They say that great programmers are an order of magnitude more productive than average programmers. Wikipedia would want me to specify who "they" are (Frederick Brooks and Joel Spolsky for starters), but this is not a scientific assertion. Any programmer who has worked with really smart colleagues will, perhaps grudgingly, admit that it is by and large true.
It doesn't only go for programming, though. True excellence in any endeavour is rare (Mozart, Michelangelo, Monty Python). Excellent achievements really stand out. That's why we call them excellent. If excellent programmers weren't rare they would be average. So much for tautology.
Experience doesn't count for much. It doesn't take you a lifetime to become excellent at something, and that's a soothing though. You find out quickly enough whether you really have great talent. I started playing the piano almost thirty years ago and I quickly made progress during my early teens, but after that it kind of stagnated.

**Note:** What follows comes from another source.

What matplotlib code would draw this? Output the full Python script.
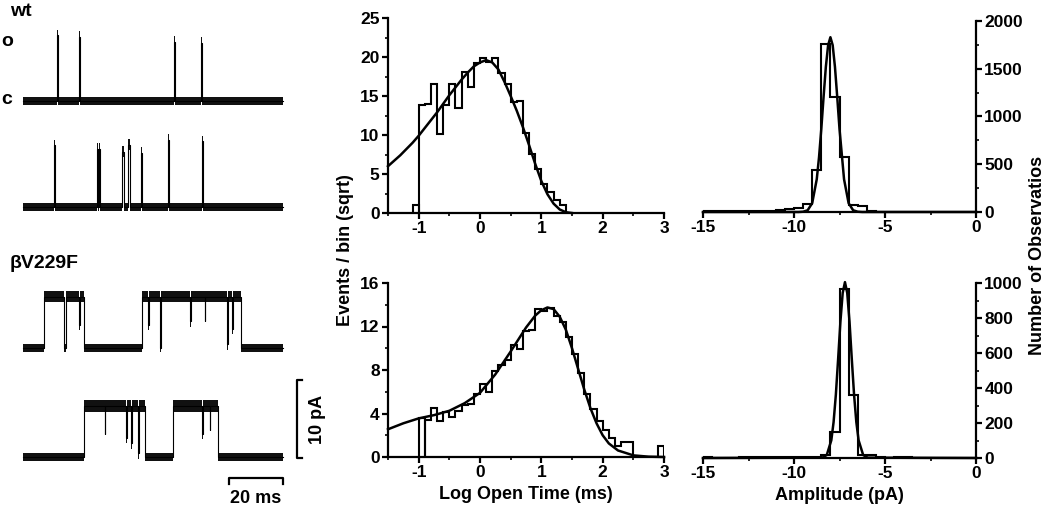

Child prodigies, by comparison, don't stagnate after a few years. They start playing when they're four and by the time they're sixteen they baffle the crowds at the major concert halls. Great athletes don't win the Tour de France once or twice: they win it at least five times (Merckx, Hinault, Indurain, Armstrong).
There's no shame in being out of these people's league. Most of us are. You can still be a competent pianist and avoid the fiendishly difficult sonatas of Franz Liszt. You can be a competent programmer and not be able to reverse-engineer the Linux kernel.
Should a software company fire people like myself and hire a genius, who is ten times more productive but takes up the same amount of office space? Of course not. To begin with, geniuses are very rare and even if you paid them triple wages (which would make very good business sense) a genius is primarily motivated by the satisfaction that practising his art gives him, only secondarily by the amount of money he can make with it. If you have a genius in your team, you better make sure to give them some real challenges, or they get bored before you can say "private office with Aero chair".
Most programming work I have done over the years takes smart people, not geniuses. In fact, some of it was pretty mundane and boring. Most software jobs don't require inventing faster sorting algorithms or more reliable floating-point arithmetic. At least mine didn't. I would have been completely clueless anyhow. More likely they require building a user-friendly web form that handles phone numbers intuitively rather than insulting customers with "010-123456" does not match regex validPhoneNumber Javascript popups.
If it takes me a day to fix a simple task, the star could probably do it in half that time, but I guess the simpler the task, the smaller the difference. Partly because the star would get bored or consider it an insult of their intelligence. Molest me not with this pocket calculator stuff, they will reply haughtily when asked to hack a few AJAX web forms. Give them something really difficult to do, because that's where they shine. How much faster than myself could they reverse-engineer the Linux kernel? It does not compute, because I simply wouldn't be up to it. Not in this lifetime, with this set of brains at least.